(Code that draws figures)
╔══

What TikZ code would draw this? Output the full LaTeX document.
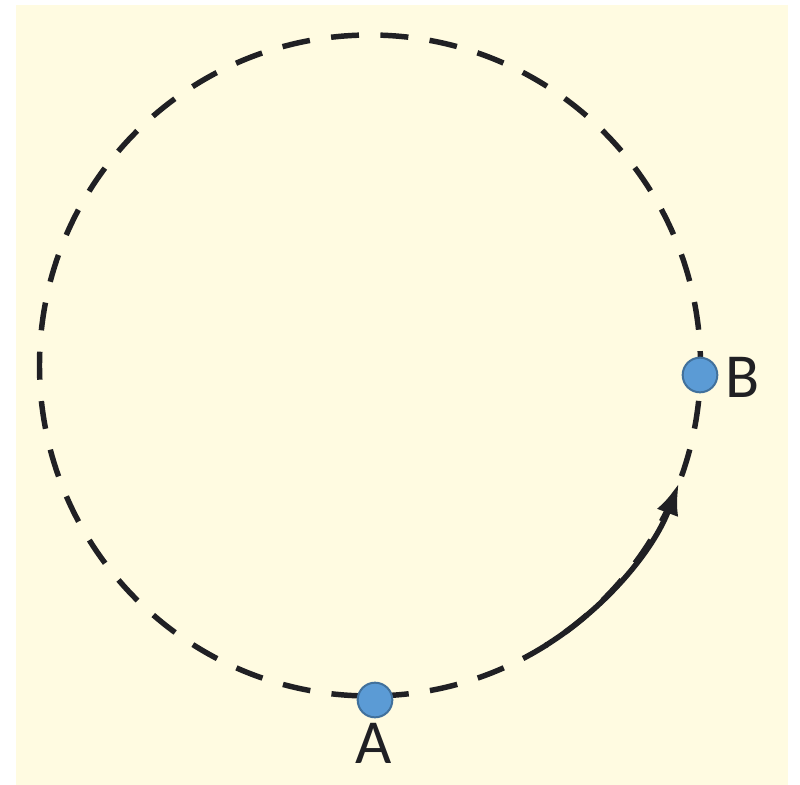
\documentclass[tikz,border=0pt]{standalone}
\usepackage{fontspec}
\setmainfont{Carlito}
\usetikzlibrary{arrows.meta}
\definecolor{cream}{HTML}{FFFBE1}
\definecolor{dotfill}{HTML}{5B9BD5}
\definecolor{dotline}{HTML}{41719C}
\definecolor{ink}{HTML}{202024}
\tikzset{
  orbit/.style={draw=ink, line width=4.1pt, dash pattern=on 21pt off 16.08pt, dash phase=10.5pt},
  motion/.style={draw=ink, line width=4.1pt, -{Latex[length=24pt,width=17pt]}},
  dot/.style={circle, fill=dotfill, draw=dotline, line width=1.5pt, minimum size=26pt, inner sep=0pt},
  lbl/.style={text=ink, font=\fontsize{47}{50}\selectfont, inner sep=0pt}
}
\begin{document}
\begin{tikzpicture}[x=0.75pt,y=-0.75pt]
\useasboundingbox (0,0) rectangle (800,785);
\fill[cream] (16,5) rectangle (788,785);
\coordinate (O) at (370,365.5);
\draw[orbit] (O) circle (330.5);
\draw[motion] ([shift={(57.9:330.5)}]O) arc (57.9:20.8:330.5) coordinate (tip);
\node[dot] (A) at (375,700) {};
\node[dot] (B) at (700,375) {};
\node[lbl, anchor=north] (LA) at (374,723) {A};
\node[lbl, anchor=west] (LB) at (725,377) {B};
\end{tikzpicture}
\end{document}
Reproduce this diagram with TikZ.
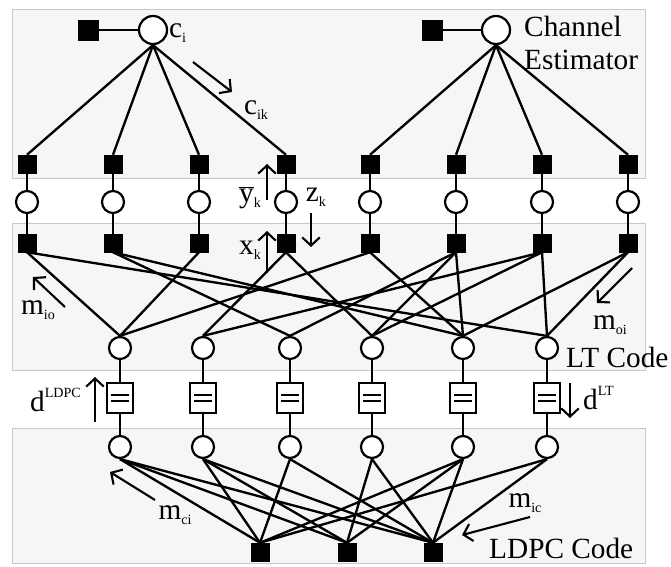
\documentclass[tikz,border=0pt]{standalone}
\usepackage{fontspec}
\setmainfont{Liberation Serif}
\usepackage{tikz}
\usetikzlibrary{arrows.meta,positioning}
\definecolor{panel}{RGB}{246,246,246}
\definecolor{rim}{RGB}{200,200,200}
\tikzstyle{chk} = [rectangle, fill=black, draw=black, minimum size=5.4mm, inner sep=0pt]
\tikzstyle{var} = [circle, draw=black, line width=1.9pt, fill=white, minimum size=6.6mm, inner sep=0pt]
\tikzstyle{est} = [circle, draw=black, line width=1.9pt, fill=white, minimum size=8.4mm, inner sep=0pt]
\tikzstyle{eqbox} = [rectangle, draw=black, line width=1.9pt, fill=white, minimum width=7.8mm, minimum height=9mm, inner sep=0pt,
  path picture={\draw[line width=1.5pt] ([xshift=-2.6mm,yshift=1mm]path picture bounding box.center) -- ++(5.2mm,0)
    ([xshift=-2.6mm,yshift=-1mm]path picture bounding box.center) -- ++(5.2mm,0);}]
\tikzstyle{edge} = [line width=2pt]
\tikzstyle{arrow} = [line width=1.8pt,-{Straight Barb[length=7pt,width=15pt]}]
\tikzstyle{panelbox} = [draw=rim, fill=panel, line width=0.7pt]
\tikzstyle{lbl} = [inner sep=0pt, font=\fontsize{25}{28}\selectfont]
\newcommand{\lsub}[2]{#1\raisebox{-0.35ex}{\fontsize{12}{12}\selectfont #2}}
\newcommand{\lsup}[2]{#1\raisebox{1.1ex}{\fontsize{12}{12}\selectfont #2}}

\begin{document}
\begin{tikzpicture}[x=0.3mm,y=-0.3mm]
\useasboundingbox (0,0) rectangle (671,566);
\draw[panelbox] (12,9) rectangle (645,178);
\draw[panelbox] (12,223) rectangle (645,370);
\draw[panelbox] (12,428) rectangle (645,563);

\node (e1sq) [chk, minimum size=6mm] at (88,30) {};
\node (e1) [est] at (153,30) {};
\node (e2sq) [chk, minimum size=6mm] at (432,30) {};
\node (e2) [est] at (496,30) {};

\node (a1) [chk] at (27,164) {};
\node (a2) [chk] at (113,164) {};
\node (a3) [chk] at (199,164) {};
\node (a4) [chk] at (286,164) {};
\node (a5) [chk] at (370,164) {};
\node (a6) [chk] at (456,164) {};
\node (a7) [chk] at (542,164) {};
\node (a8) [chk] at (628,164) {};

\node (b1) [var] at (27,202) {};
\node (b2) [var] at (113,202) {};
\node (b3) [var] at (199,202) {};
\node (b4) [var] at (286,202) {};
\node (b5) [var] at (370,202) {};
\node (b6) [var] at (456,202) {};
\node (b7) [var] at (542,202) {};
\node (b8) [var] at (628,202) {};

\node (s1) [chk] at (27,243) {};
\node (s2) [chk] at (113,243) {};
\node (s3) [chk] at (199,243) {};
\node (s4) [chk] at (286,243) {};
\node (s5) [chk] at (370,243) {};
\node (s6) [chk] at (456,243) {};
\node (s7) [chk] at (542,243) {};
\node (s8) [chk] at (628,243) {};

\node (l1) [var] at (120,348) {};
\node (l2) [var] at (203,348) {};
\node (l3) [var] at (290,348) {};
\node (l4) [var] at (372,348) {};
\node (l5) [var] at (463,348) {};
\node (l6) [var] at (547,348) {};

\node (q1) [eqbox] at (120,398) {};
\node (q2) [eqbox] at (203,398) {};
\node (q3) [eqbox] at (290,398) {};
\node (q4) [eqbox] at (372,398) {};
\node (q5) [eqbox] at (463,398) {};
\node (q6) [eqbox] at (547,398) {};

\node (d1) [var] at (120,447) {};
\node (d2) [var] at (203,447) {};
\node (d3) [var] at (290,447) {};
\node (d4) [var] at (372,447) {};
\node (d5) [var] at (463,447) {};
\node (d6) [var] at (547,447) {};

\node (p1) [chk] at (260,552) {};
\node (p2) [chk] at (347,552) {};
\node (p3) [chk] at (433,552) {};

\draw[edge] (e1sq) -- (e1);
\draw[edge] (e2sq) -- (e2);
\foreach \t in {a1,a2,a3,a4} \draw[edge] (e1.south) -- (\t.north);
\foreach \t in {a5,a6,a7,a8} \draw[edge] (e2.south) -- (\t.north);
\foreach \i in {1,...,8} \draw[edge] (a\i) -- (b\i) -- (s\i);
\foreach \i in {1,...,6} \draw[edge] (l\i) -- (q\i) -- (d\i);

\foreach \s/\l in {s1/l1,s1/l6,s2/l3,s2/l5,s3/l1,s4/l2,s4/l4,s5/l1,s5/l5,
  s6/l3,s6/l4,s6/l5,s7/l2,s7/l4,s7/l6,s8/l5,s8/l6}
  \draw[edge] (\s.south) -- (\l.north);

\foreach \d/\p in {d1/p1,d1/p2,d1/p3,d2/p1,d2/p2,d2/p3,d3/p1,d3/p3,
  d4/p2,d4/p3,d5/p1,d5/p2,d5/p3,d6/p1,d6/p3}
  \draw[edge] (\d.south) -- (\p.north);

\node (ci) [lbl, anchor=west] at (169,33) {\lsub{c}{i}};
\node (cik) [lbl] at (256,110) {\lsub{c}{ik}};
\node (chan) [lbl, anchor=west, align=left] at (524,43) {Channel\\Estimator};
\node (yk) [lbl] at (250,198) {\lsub{$\overline{\hbox{y}}$}{k}};
\node (zk) [lbl] at (316,197) {\lsub{z}{k}};
\node (xk) [lbl] at (250,250) {\lsub{x}{k}};
\node (mio) [lbl] at (38,310) {\lsub{m}{io}};
\node (moi) [lbl] at (610,325) {\lsub{m}{oi}};
\node (ltc) [lbl, anchor=west] at (566,357) {LT Code};
\node (dldpc) [lbl, anchor=west] at (30,400) {\lsup{d}{LDPC}};
\node (dlt) [lbl, anchor=west] at (583,398) {\lsup{d}{LT}};
\node (mci) [lbl] at (175,515) {\lsub{m}{ci}};
\node (mic) [lbl] at (525,503) {\lsub{m}{ic}};
\node (ldpcc) [lbl, anchor=west] at (489,548) {LDPC Code};

\coordinate (cik0) at (193,62);
\coordinate (cik1) at (232,92);
\coordinate (yk0) at (267,200);
\coordinate (yk1) at (267,164);
\coordinate (zk0) at (311,213);
\coordinate (zk1) at (311,247);
\coordinate (xk0) at (267,273);
\coordinate (xk1) at (267,231);
\coordinate (mio0) at (65,307);
\coordinate (mio1) at (33,277);
\coordinate (moi0) at (632,268);
\coordinate (moi1) at (597,303);
\coordinate (dl0) at (95,422);
\coordinate (dl1) at (95,377);
\coordinate (dt0) at (570,383);
\coordinate (dt1) at (570,418);
\coordinate (mci0) at (155,500);
\coordinate (mci1) at (110,472);
\coordinate (mic0) at (530,517);
\coordinate (mic1) at (462,535);
\draw[arrow] (cik0) -- (cik1);
\draw[arrow] (yk0) -- (yk1);
\draw[arrow] (zk0) -- (zk1);
\draw[arrow] (xk0) -- (xk1);
\draw[arrow] (mio0) -- (mio1);
\draw[arrow] (moi0) -- (moi1);
\draw[arrow] (dl0) -- (dl1);
\draw[arrow] (dt0) -- (dt1);
\draw[arrow] (mci0) -- (mci1);
\draw[arrow] (mic0) -- (mic1);
\end{tikzpicture}
\end{document}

╚══

Prompt | Output nothing except the lines from the one containing "Reproduce this diagram with TikZ." through the one containing "(e2) [est] at", both kept, with the pictures removed.

Output |
Reproduce this diagram with TikZ.
\documentclass[tikz,border=0pt]{standalone}
\usepackage{fontspec}
\setmainfont{Liberation Serif}
\usepackage{tikz}
\usetikzlibrary{arrows.meta,positioning}
\definecolor{panel}{RGB}{246,246,246}
\definecolor{rim}{RGB}{200,200,200}
\tikzstyle{chk} = [rectangle, fill=black, draw=black, minimum size=5.4mm, inner sep=0pt]
\tikzstyle{var} = [circle, draw=black, line width=1.9pt, fill=white, minimum size=6.6mm, inner sep=0pt]
\tikzstyle{est} = [circle, draw=black, line width=1.9pt, fill=white, minimum size=8.4mm, inner sep=0pt]
\tikzstyle{eqbox} = [rectangle, draw=black, line width=1.9pt, fill=white, minimum width=7.8mm, minimum height=9mm, inner sep=0pt,
  path picture={\draw[line width=1.5pt] ([xshift=-2.6mm,yshift=1mm]path picture bounding box.center) -- ++(5.2mm,0)
    ([xshift=-2.6mm,yshift=-1mm]path picture bounding box.center) -- ++(5.2mm,0);}]
\tikzstyle{edge} = [line width=2pt]
\tikzstyle{arrow} = [line width=1.8pt,-{Straight Barb[length=7pt,width=15pt]}]
\tikzstyle{panelbox} = [draw=rim, fill=panel, line width=0.7pt]
\tikzstyle{lbl} = [inner sep=0pt, font=\fontsize{25}{28}\selectfont]
\newcommand{\lsub}[2]{#1\raisebox{-0.35ex}{\fontsize{12}{12}\selectfont #2}}
\newcommand{\lsup}[2]{#1\raisebox{1.1ex}{\fontsize{12}{12}\selectfont #2}}

\begin{document}
\begin{tikzpicture}[x=0.3mm,y=-0.3mm]
\useasboundingbox (0,0) rectangle (671,566);
\draw[panelbox] (12,9) rectangle (645,178);
\draw[panelbox] (12,223) rectangle (645,370);
\draw[panelbox] (12,428) rectangle (645,563);

\node (e1sq) [chk, minimum size=6mm] at (88,30) {};
\node (e1) [est] at (153,30) {};
\node (e2sq) [chk, minimum size=6mm] at (432,30) {};
\node (e2) [est] at (496,30) {};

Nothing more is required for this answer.